::: Data block

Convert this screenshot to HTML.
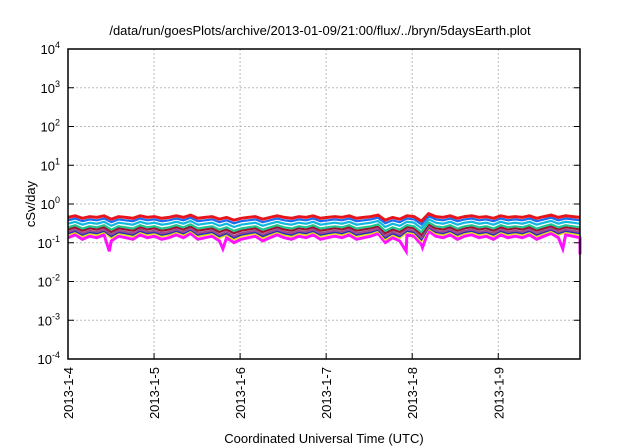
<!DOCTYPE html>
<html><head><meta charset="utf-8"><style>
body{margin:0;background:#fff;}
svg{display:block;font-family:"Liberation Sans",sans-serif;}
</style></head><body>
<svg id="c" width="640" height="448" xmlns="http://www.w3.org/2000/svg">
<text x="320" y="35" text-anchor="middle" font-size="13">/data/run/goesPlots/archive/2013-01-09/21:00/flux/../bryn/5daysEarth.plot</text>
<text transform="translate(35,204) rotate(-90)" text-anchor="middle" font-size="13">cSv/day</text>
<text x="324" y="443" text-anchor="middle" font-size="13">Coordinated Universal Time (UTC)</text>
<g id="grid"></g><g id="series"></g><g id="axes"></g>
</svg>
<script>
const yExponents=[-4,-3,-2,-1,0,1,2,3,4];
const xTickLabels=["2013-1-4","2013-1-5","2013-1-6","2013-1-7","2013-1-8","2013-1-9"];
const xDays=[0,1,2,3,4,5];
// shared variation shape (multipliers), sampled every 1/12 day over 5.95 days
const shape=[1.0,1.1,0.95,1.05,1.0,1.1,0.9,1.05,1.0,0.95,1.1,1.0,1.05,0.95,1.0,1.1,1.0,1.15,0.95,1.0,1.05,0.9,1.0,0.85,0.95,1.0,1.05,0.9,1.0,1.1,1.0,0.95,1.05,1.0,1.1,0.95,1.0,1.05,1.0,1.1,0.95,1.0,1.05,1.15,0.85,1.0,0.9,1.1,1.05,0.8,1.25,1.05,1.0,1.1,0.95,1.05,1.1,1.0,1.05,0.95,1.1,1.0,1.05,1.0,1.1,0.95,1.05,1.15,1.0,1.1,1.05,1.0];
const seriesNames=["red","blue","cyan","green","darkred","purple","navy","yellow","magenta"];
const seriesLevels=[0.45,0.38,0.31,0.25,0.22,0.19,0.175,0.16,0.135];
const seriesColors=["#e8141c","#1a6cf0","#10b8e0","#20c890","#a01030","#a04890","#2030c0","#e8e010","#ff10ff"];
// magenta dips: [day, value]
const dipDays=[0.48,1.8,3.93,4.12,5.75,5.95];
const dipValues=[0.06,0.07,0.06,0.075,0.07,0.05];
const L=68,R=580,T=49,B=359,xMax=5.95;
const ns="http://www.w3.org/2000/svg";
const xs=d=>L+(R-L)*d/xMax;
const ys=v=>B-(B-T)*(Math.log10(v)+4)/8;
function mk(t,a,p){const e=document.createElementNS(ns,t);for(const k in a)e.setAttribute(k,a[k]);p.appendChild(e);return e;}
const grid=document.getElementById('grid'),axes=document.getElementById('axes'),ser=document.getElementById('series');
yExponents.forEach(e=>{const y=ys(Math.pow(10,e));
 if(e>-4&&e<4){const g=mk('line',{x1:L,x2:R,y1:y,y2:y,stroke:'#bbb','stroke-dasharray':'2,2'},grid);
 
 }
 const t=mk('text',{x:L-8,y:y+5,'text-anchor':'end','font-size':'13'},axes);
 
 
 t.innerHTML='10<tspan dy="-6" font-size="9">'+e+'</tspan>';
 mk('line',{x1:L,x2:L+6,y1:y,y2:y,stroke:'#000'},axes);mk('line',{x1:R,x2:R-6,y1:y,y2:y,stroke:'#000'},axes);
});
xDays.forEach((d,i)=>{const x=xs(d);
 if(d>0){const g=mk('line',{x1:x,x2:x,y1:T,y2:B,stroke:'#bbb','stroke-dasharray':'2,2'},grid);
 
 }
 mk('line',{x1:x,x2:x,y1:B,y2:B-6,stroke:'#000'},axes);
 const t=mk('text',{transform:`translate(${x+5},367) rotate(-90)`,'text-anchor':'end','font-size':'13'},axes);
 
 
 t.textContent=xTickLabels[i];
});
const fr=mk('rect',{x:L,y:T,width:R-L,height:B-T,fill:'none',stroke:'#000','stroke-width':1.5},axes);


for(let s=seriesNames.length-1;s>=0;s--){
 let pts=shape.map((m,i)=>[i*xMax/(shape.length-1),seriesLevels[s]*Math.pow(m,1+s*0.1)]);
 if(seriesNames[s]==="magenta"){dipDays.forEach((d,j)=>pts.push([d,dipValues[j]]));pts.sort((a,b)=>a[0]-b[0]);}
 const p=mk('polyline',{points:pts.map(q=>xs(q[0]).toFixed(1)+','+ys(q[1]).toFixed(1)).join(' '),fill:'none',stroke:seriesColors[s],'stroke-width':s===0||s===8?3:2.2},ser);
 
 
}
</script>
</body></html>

::::::

What you will do:
Quote the material in full and exactly; do not carry over its pictures.

Task answer:
Convert this screenshot to HTML.
<!DOCTYPE html>
<html><head><meta charset="utf-8"><style>
body{margin:0;background:#fff;}
svg{display:block;font-family:"Liberation Sans",sans-serif;}
</style></head><body>
<svg id="c" width="640" height="448" xmlns="http://www.w3.org/2000/svg">
<text x="320" y="35" text-anchor="middle" font-size="13">/data/run/goesPlots/archive/2013-01-09/21:00/flux/../bryn/5daysEarth.plot</text>
<text transform="translate(35,204) rotate(-90)" text-anchor="middle" font-size="13">cSv/day</text>
<text x="324" y="443" text-anchor="middle" font-size="13">Coordinated Universal Time (UTC)</text>
<g id="grid"></g><g id="series"></g><g id="axes"></g>
</svg>
<script>
const yExponents=[-4,-3,-2,-1,0,1,2,3,4];
const xTickLabels=["2013-1-4","2013-1-5","2013-1-6","2013-1-7","2013-1-8","2013-1-9"];
const xDays=[0,1,2,3,4,5];
// shared variation shape (multipliers), sampled every 1/12 day over 5.95 days
const shape=[1.0,1.1,0.95,1.05,1.0,1.1,0.9,1.05,1.0,0.95,1.1,1.0,1.05,0.95,1.0,1.1,1.0,1.15,0.95,1.0,1.05,0.9,1.0,0.85,0.95,1.0,1.05,0.9,1.0,1.1,1.0,0.95,1.05,1.0,1.1,0.95,1.0,1.05,1.0,1.1,0.95,1.0,1.05,1.15,0.85,1.0,0.9,1.1,1.05,0.8,1.25,1.05,1.0,1.1,0.95,1.05,1.1,1.0,1.05,0.95,1.1,1.0,1.05,1.0,1.1,0.95,1.05,1.15,1.0,1.1,1.05,1.0];
const seriesNames=["red","blue","cyan","green","darkred","purple","navy","yellow","magenta"];
const seriesLevels=[0.45,0.38,0.31,0.25,0.22,0.19,0.175,0.16,0.135];
const seriesColors=["#e8141c","#1a6cf0","#10b8e0","#20c890","#a01030","#a04890","#2030c0","#e8e010","#ff10ff"];
// magenta dips: [day, value]
const dipDays=[0.48,1.8,3.93,4.12,5.75,5.95];
const dipValues=[0.06,0.07,0.06,0.075,0.07,0.05];
const L=68,R=580,T=49,B=359,xMax=5.95;
const ns="http://www.w3.org/2000/svg";
const xs=d=>L+(R-L)*d/xMax;
const ys=v=>B-(B-T)*(Math.log10(v)+4)/8;
function mk(t,a,p){const e=document.createElementNS(ns,t);for(const k in a)e.setAttribute(k,a[k]);p.appendChild(e);return e;}
const grid=document.getElementById('grid'),axes=document.getElementById('axes'),ser=document.getElementById('series');
yExponents.forEach(e=>{const y=ys(Math.pow(10,e));
 if(e>-4&&e<4){const g=mk('line',{x1:L,x2:R,y1:y,y2:y,stroke:'#bbb','stroke-dasharray':'2,2'},grid);
 
 }
 const t=mk('text',{x:L-8,y:y+5,'text-anchor':'end','font-size':'13'},axes);
 
 
 t.innerHTML='10<tspan dy="-6" font-size="9">'+e+'</tspan>';
 mk('line',{x1:L,x2:L+6,y1:y,y2:y,stroke:'#000'},axes);mk('line',{x1:R,x2:R-6,y1:y,y2:y,stroke:'#000'},axes);
});
xDays.forEach((d,i)=>{const x=xs(d);
 if(d>0){const g=mk('line',{x1:x,x2:x,y1:T,y2:B,stroke:'#bbb','stroke-dasharray':'2,2'},grid);
 
 }
 mk('line',{x1:x,x2:x,y1:B,y2:B-6,stroke:'#000'},axes);
 const t=mk('text',{transform:`translate(${x+5},367) rotate(-90)`,'text-anchor':'end','font-size':'13'},axes);
 
 
 t.textContent=xTickLabels[i];
});
const fr=mk('rect',{x:L,y:T,width:R-L,height:B-T,fill:'none',stroke:'#000','stroke-width':1.5},axes);


for(let s=seriesNames.length-1;s>=0;s--){
 let pts=shape.map((m,i)=>[i*xMax/(shape.length-1),seriesLevels[s]*Math.pow(m,1+s*0.1)]);
 if(seriesNames[s]==="magenta"){dipDays.forEach((d,j)=>pts.push([d,dipValues[j]]));pts.sort((a,b)=>a[0]-b[0]);}
 const p=mk('polyline',{points:pts.map(q=>xs(q[0]).toFixed(1)+','+ys(q[1]).toFixed(1)).join(' '),fill:'none',stroke:seriesColors[s],'stroke-width':s===0||s===8?3:2.2},ser);
 
 
}
</script>
</body></html>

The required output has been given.